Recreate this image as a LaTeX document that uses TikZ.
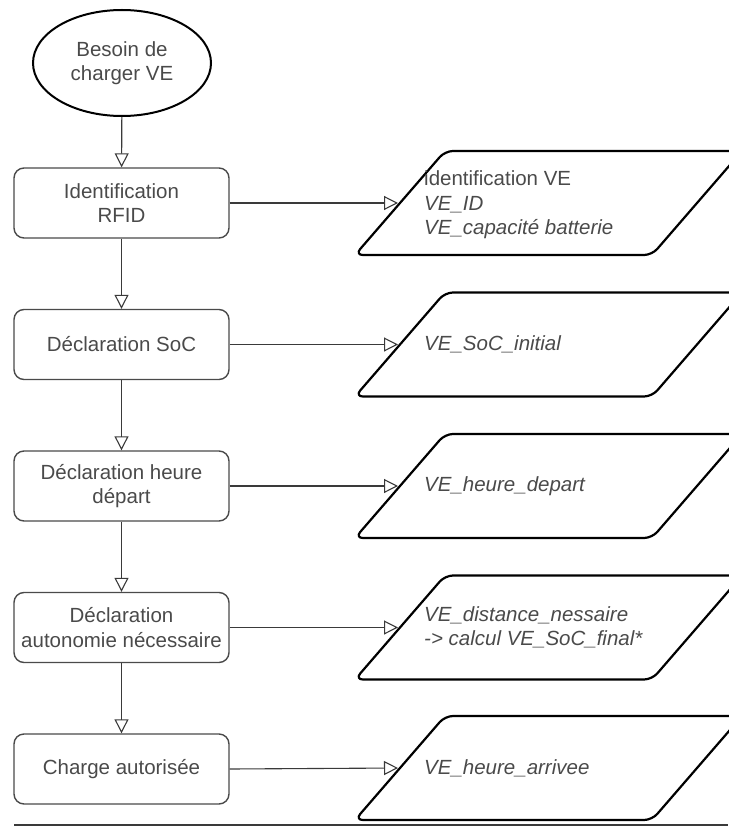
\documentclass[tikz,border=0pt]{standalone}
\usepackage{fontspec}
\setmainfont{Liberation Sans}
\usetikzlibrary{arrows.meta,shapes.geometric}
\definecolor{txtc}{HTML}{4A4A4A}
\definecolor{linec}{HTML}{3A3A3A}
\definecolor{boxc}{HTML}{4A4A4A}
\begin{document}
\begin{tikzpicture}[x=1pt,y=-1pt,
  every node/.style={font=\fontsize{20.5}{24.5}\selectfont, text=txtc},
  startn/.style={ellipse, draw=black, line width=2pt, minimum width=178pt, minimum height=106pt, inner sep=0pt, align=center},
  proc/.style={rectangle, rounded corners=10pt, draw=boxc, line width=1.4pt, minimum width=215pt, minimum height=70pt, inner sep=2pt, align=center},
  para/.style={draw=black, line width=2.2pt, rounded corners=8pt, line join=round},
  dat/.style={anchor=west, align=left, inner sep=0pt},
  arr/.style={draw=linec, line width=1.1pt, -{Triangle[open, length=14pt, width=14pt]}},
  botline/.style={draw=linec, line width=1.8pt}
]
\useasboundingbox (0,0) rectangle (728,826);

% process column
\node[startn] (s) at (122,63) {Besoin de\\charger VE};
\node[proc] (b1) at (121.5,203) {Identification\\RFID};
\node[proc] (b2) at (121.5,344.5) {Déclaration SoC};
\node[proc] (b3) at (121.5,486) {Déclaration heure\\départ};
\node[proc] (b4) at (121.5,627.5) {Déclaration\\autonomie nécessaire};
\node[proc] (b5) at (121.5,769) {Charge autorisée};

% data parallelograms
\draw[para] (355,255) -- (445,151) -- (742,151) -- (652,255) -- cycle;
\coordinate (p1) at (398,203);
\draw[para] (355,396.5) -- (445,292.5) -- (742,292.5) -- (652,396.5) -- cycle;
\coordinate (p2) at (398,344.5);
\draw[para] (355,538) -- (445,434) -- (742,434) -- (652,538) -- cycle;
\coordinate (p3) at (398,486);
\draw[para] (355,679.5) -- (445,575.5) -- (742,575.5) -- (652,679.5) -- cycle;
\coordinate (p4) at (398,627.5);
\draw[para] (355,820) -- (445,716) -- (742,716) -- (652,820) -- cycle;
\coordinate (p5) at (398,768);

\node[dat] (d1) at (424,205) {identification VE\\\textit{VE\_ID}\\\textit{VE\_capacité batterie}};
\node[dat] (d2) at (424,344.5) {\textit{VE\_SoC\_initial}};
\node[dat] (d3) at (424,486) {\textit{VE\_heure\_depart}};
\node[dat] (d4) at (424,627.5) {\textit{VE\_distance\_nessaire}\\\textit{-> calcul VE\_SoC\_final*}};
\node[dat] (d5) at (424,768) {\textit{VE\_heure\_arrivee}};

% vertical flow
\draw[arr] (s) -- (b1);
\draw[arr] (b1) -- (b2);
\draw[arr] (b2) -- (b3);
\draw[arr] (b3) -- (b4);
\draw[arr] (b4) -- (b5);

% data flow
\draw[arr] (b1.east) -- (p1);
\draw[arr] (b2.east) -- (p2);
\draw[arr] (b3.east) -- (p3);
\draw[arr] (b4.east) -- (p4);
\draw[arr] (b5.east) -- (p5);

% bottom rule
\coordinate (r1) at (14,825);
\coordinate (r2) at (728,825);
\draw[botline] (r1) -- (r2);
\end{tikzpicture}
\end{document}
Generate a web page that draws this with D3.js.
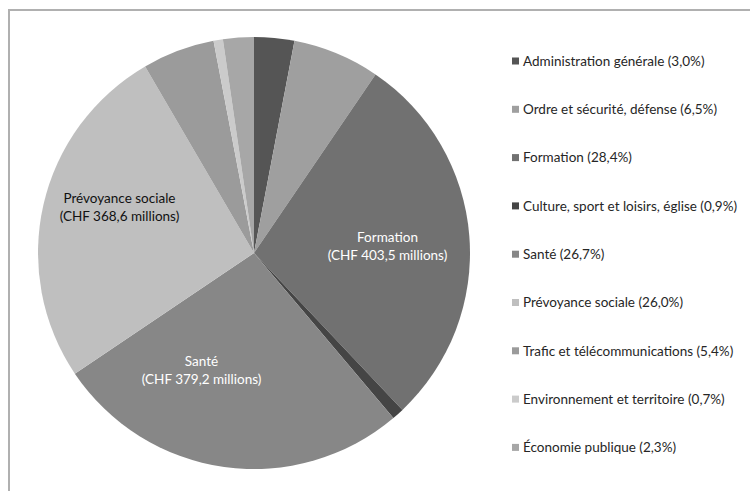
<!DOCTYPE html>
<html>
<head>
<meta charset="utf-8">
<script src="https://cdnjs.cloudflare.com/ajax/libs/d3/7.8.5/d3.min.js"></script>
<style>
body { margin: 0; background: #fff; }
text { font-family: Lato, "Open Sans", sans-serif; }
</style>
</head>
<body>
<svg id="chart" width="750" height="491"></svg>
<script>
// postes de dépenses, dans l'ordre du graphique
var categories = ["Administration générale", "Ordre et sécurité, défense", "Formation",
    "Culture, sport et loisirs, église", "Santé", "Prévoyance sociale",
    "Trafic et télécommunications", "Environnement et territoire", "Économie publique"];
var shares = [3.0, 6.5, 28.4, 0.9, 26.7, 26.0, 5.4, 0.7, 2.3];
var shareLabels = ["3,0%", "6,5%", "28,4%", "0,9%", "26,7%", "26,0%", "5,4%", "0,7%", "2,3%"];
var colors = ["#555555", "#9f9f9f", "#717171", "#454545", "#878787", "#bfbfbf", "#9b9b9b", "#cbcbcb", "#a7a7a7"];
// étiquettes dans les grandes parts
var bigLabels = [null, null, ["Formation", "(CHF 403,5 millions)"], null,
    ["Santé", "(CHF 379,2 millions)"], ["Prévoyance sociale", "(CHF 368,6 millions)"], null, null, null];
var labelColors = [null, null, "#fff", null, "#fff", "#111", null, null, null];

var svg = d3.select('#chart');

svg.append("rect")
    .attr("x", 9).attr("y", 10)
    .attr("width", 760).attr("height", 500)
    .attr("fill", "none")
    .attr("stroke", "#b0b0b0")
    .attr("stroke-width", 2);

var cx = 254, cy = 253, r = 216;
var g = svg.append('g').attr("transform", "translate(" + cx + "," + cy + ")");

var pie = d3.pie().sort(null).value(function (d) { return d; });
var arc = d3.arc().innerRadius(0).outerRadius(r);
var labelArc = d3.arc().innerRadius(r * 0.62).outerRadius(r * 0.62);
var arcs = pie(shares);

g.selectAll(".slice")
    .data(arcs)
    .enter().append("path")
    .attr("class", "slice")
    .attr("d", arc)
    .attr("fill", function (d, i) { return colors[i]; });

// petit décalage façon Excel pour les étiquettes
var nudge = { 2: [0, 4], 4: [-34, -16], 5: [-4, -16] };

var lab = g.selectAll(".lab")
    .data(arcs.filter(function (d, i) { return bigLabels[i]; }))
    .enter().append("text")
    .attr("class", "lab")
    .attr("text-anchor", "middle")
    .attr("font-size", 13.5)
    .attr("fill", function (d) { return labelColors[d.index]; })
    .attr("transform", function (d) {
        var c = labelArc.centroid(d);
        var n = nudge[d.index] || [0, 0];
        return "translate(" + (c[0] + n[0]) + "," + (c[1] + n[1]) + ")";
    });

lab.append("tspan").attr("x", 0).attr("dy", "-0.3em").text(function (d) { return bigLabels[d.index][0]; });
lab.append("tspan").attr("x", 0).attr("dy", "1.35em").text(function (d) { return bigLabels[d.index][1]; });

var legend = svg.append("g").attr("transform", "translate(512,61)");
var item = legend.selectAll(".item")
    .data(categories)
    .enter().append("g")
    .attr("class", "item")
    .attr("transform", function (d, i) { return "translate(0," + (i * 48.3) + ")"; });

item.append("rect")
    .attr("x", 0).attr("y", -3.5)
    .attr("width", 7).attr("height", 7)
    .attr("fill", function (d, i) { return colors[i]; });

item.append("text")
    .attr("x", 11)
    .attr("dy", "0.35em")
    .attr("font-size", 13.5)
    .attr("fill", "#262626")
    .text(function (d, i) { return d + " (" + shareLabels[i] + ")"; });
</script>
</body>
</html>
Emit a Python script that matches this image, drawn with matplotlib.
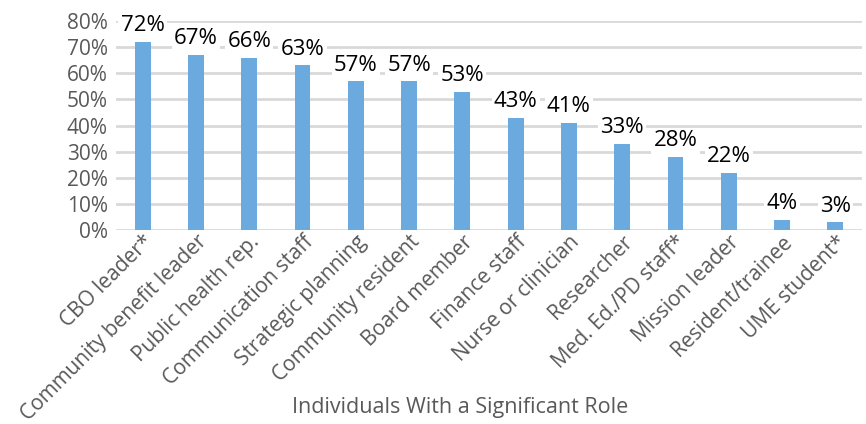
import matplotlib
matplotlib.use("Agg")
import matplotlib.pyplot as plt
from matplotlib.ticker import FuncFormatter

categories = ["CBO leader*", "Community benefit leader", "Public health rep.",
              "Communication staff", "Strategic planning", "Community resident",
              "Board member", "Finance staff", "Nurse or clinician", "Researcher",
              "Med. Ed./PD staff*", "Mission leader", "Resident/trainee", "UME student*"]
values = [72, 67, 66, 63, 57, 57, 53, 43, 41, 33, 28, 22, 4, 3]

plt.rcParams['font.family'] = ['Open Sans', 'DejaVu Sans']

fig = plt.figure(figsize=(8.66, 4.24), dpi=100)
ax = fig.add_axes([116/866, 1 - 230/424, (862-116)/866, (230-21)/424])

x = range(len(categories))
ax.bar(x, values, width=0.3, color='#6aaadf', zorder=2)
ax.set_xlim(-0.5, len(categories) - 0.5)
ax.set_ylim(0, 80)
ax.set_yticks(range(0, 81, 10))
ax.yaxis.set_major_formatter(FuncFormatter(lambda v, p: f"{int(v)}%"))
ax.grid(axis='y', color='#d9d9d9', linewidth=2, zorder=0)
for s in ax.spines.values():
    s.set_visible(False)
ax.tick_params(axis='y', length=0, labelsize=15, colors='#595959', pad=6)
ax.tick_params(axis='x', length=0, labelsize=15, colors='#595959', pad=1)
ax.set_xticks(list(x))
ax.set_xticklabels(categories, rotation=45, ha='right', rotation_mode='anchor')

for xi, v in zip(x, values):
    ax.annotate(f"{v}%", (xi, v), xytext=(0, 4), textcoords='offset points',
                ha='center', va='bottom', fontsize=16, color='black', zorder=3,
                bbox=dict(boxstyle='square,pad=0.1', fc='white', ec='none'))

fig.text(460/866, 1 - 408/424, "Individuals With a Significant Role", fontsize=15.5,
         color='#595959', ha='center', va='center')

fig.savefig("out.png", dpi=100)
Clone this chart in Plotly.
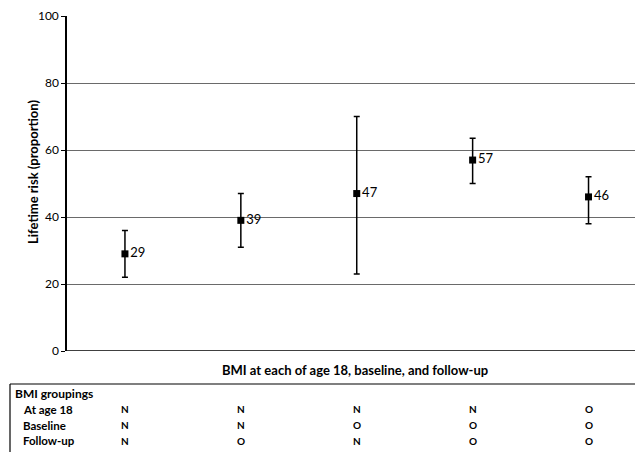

EXERCISE DESCRIPTION = Reproduce exactly, and only, the lines from the one containing "Generate a web" through the one containing "var svg = d3.select('#chart');", including both; leave out any pictures.

COMPLETE RESPONSE =
Generate a web page that draws this with D3.js.
<!DOCTYPE html>
<html>
<head>
<meta charset="utf-8">
<script src="https://cdnjs.cloudflare.com/ajax/libs/d3/7.8.5/d3.min.js"></script>
<style>
body { margin: 0; background: #fff; }
text { font-family: Lato, "Open Sans", sans-serif; }
</style>
</head>
<body>
<svg id="chart" width="750" height="491"></svg>
<script>
// postes de dépenses, dans l'ordre du graphique
var categories = ["Administration générale", "Ordre et sécurité, défense", "Formation",
    "Culture, sport et loisirs, église", "Santé", "Prévoyance sociale",
    "Trafic et télécommunications", "Environnement et territoire", "Économie publique"];
var shares = [3.0, 6.5, 28.4, 0.9, 26.7, 26.0, 5.4, 0.7, 2.3];
var shareLabels = ["3,0%", "6,5%", "28,4%", "0,9%", "26,7%", "26,0%", "5,4%", "0,7%", "2,3%"];
var colors = ["#555555", "#9f9f9f", "#717171", "#454545", "#878787", "#bfbfbf", "#9b9b9b", "#cbcbcb", "#a7a7a7"];
// étiquettes dans les grandes parts
var bigLabels = [null, null, ["Formation", "(CHF 403,5 millions)"], null,
    ["Santé", "(CHF 379,2 millions)"], ["Prévoyance sociale", "(CHF 368,6 millions)"], null, null, null];
var labelColors = [null, null, "#fff", null, "#fff", "#111", null, null, null];

var svg = d3.select('#chart');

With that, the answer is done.